Dublin City Council Has Sold Off 90 Council Homes Since Early 2016

Academic Michelle Norris says the scheme to sell homes to tenants should be suspended given the current housing crisis. But some Dublin city councillors aren’t so sure.

Dublin City Council Has Sold Off 90 Council Homes Since Early 2016
Photo by Conal Thomas.

Dublin City Council has sold 90 council homes at cut rates to tenants since January 2016, council figures show.

More than two and a half years ago, the Department of Housing brought back the tenant purchase scheme, which allows some people who live in council homes to buy them at a discount.

Of those sold, 51 were sold at a 40-percent discount from market prices, while 21 were sold at 50-percent off, and 16 at 60-percent off.

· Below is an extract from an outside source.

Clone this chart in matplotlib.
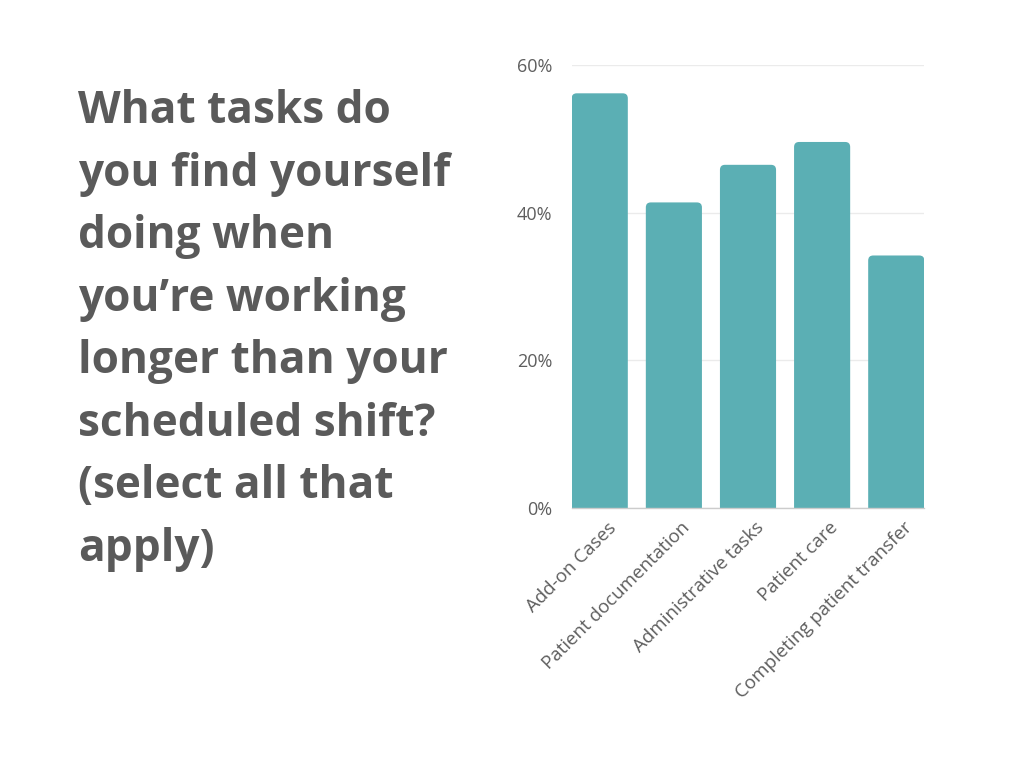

Thirty-five were sold in the south central part of the city – the area with the most sales. Meanwhile, 29 homes were sold in the north-west area, and 22 in the north-central area. Just 1 was sold in the south-east area, and 3 in the north-east inner city, according to a council spokesperson.

The Scheme

When Labour Housing Minister Alan Kelly brought the tenant purchase scheme back, it was pitched as a way to “promote sustainable communities and enable the state to share in profits made from house resales in a reasonable period after purchase by tenants at a discount”.

It was a “win-win”, said Kelly at the time. Tenants become homeowners. Local authorities won’t have to cover maintenance costs, so they “will have resources freed up which can be directed towards the delivery of new social housing units”.

So far, the council got a little more than €9.08 million from the sales of those 90 homes, an average of €100,951 for each.

That money has been spent in several ways. But not on new homes, which is “fully” funded from grants from the Department of Housing, said a council spokesperson.

“These are two separate transactions and separate funding processes it was never intended that there would be a direct connection between the two,” they said.

Instead, the money from sales has been used “to fund improvement works to existing Dublin City Council housing stock”.

That includes €3 million on refurbishing vacant properties, €1.4 million to knock bedsits into bigger apartments, and €650,000 on general maintenance work.

It also includes €199,000 on putting in safety systems on roofs to stop people walking off the edges, €115,000 to refurbish the Crampton Buildings flat complex in Temple Bar, and €100,000 on energy efficiency.

Local authorities have to use the money they make selling homes for capital spending, says Michelle Norris, who is head of the school of social policy at University College Dublin. But not necessarily to replace sold housing.

Capital spending is defined by the Department of Housing as money spent to create an asset, beyond the year in which the asset is provided. So it could go on replacement housing, refurbishment, or grants for disabled and older people to adapt their homes, says Norris.

Her study with her UCD colleague Aideen Hayden, “The Future of Council Housing“, found that there is “significant dependence by local authorities on their income from sales to fund council housing management and maintenance”, which creates an incentive “to sell council housing at a loss”.

New Homes

It costs “a lot more” to provide a new home than the council gets from selling homes under the tenant purchase scheme, said a council spokesperson.

Norris said one senior civil servant told her “it was like filling a bucket of water with a hole at the bottom”.

“The market value may be €400,000 so you’re selling it off at half that which is €200,000,” said Norris.

That €200,000 might be what it cost to build years ago, she says. “But the thing is […] if you want to go out and buy a dwelling or build a dwelling, you’ve to do that at current market value.”

Norris and Hayden say in their study that the scheme should be suspended until the current housing crisis eases. Many councillors, however, disagree with that idea.

“It’s a very beneficial scheme,” says David Costello of Fianna Fáil. It means there are both homeowners and renters in neighbourhoods, which is known as “tenure mix”, and it also prevents a “brain drain” in local communities.

Norris disagrees. It’s a case of two competing rights, she says: the right to buy a home over the right to a home.

Like Costello, Pat Dunne of Independents 4 Change also says that the scheme shouldn’t be scrapped.

It’s set up differently to past tenant purchase schemes – with a “clawback” mechanism to stop tenants from flipping their homes after buying them at a cut price, he says. So there is little incentive for people to move on and sell.

Putting people on low income all in one place “can cause stigma”, says Dunne. This changes that – as would mixed-income rental, he says.

The Department of Housing has looked at how the tenant purchase scheme is playing out, said Fine Gael Minister for Housing Eoghan Murphy in July this year. He said at the time, that he expected to publish the findings, shortly.